Progressive Democrats are increasingly eager to challenge incumbents. In 2018, a little-known activist named Kerri Evelyn Harris garnered an endorsement from fellow insurgent candidate Alexandria Ocasio-Cortez in her race against Sen. Tom Carper, who ultimately won handily. Sen. Chris Coons, up for reelection this year, is also facing a challenge from an opponent to his left.
Activists are blunt about the uphill battle of taking on some of the state’s best-known political figures. But they point to victories down-ballot, particularly in electing progressive candidates in the Statehouse, as a sign that the identity struggle in the Democratic Party that is playing out in the presidential campaign and all over the country is also taking root here.
The future of the Delaware Way may boil down to whether compromise, its central feature, is seen as a virtue or a vice.

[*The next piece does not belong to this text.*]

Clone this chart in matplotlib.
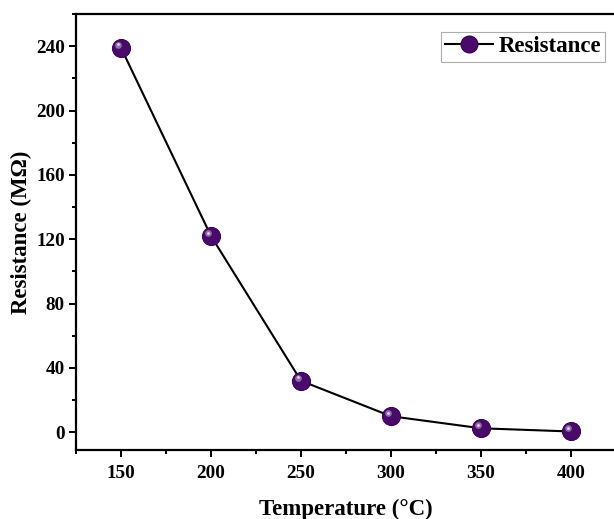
import matplotlib
matplotlib.use("Agg")
import matplotlib.pyplot as plt
from matplotlib.ticker import MultipleLocator
from matplotlib.transforms import offset_copy
from matplotlib.lines import Line2D

temperature = [150, 200, 250, 300, 350, 400]
resistance = [239, 122, 32, 10, 2.5, 0.5]

plt.rcParams['font.family'] = ['Liberation Serif', 'DejaVu Serif']
plt.rcParams['font.weight'] = 'bold'

fig = plt.figure(figsize=(6.14, 5.19), dpi=100)
ax = fig.add_axes([76/614, 69/519, 540/614, 436/519])

purple = '#4a0a6a'
ax.plot(temperature, resistance, color='black', lw=1.5, zorder=2)
ax.plot(temperature, resistance, ls='none', marker='o', ms=13,
        mfc=purple, mec='#3a0656', mew=0.8, zorder=3)
# specular highlight on each sphere
hl = offset_copy(ax.transData, fig=fig, x=-2.3, y=2.3, units='points')
ax.plot(temperature, resistance, ls='none', marker='o', ms=4.8,
        mfc='#9a78b0', mec='none', alpha=0.9, transform=hl, zorder=4)
hl2 = offset_copy(ax.transData, fig=fig, x=-2.5, y=2.5, units='points')
ax.plot(temperature, resistance, ls='none', marker='o', ms=2,
        mfc='#e0d4ea', mec='none', transform=hl2, zorder=5)

ax.set_xlim(125, 425)
ax.set_ylim(-11, 260)
ax.xaxis.set_major_locator(MultipleLocator(50))
ax.xaxis.set_minor_locator(MultipleLocator(25))
ax.yaxis.set_major_locator(MultipleLocator(40))
ax.yaxis.set_minor_locator(MultipleLocator(20))
ax.tick_params(which='both', direction='out', width=1.4, labelsize=13.8)
ax.tick_params(which='major', length=5)
ax.tick_params(which='minor', length=3)
ax.tick_params(axis='x', pad=6)
ax.tick_params(axis='y', pad=3)
for lab in ax.get_xticklabels() + ax.get_yticklabels():
    lab.set_fontweight('bold')
for s in ax.spines.values():
    s.set_linewidth(1.6)

ax.set_xlabel('Temperature (°C)', fontsize=16.5, fontweight='bold', labelpad=12)
ax.set_ylabel('Resistance (MΩ)', fontsize=16.5, fontweight='bold', labelpad=3)

handle = Line2D([], [], color='black', lw=1.5, marker='o', ms=12,
                mfc=purple, mec='#3a0656')
leg = ax.legend([handle], ['Resistance'], loc='upper left',
                bbox_to_anchor=(0.675, 0.958), fontsize=16.5, frameon=True,
                fancybox=False, edgecolor='#999999', handlelength=2.1,
                borderpad=0.18, handletextpad=0.25, borderaxespad=0)
leg.get_frame().set_linewidth(0.8)
for t in leg.get_texts():
    t.set_fontweight('bold')

fig.savefig('out.png', dpi=100)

“I never thought of myself as a conservative Democrat, but I really was until 2016, and now I am much more progressive,” said Anne Powell, 68, who has become more politically active since President Trump’s election. “So yeah, it can be a problem.”
Her husband, John, who volunteered for Biden’s campaign, sees more merits in the old ways of doing business.
“Maybe it’s my age,” said John, 68. “But I wish we could go back to [when] the politicians could go into a room, and say, ‘Here, I’ll give you this if you give me that,’ and actually get two things done.”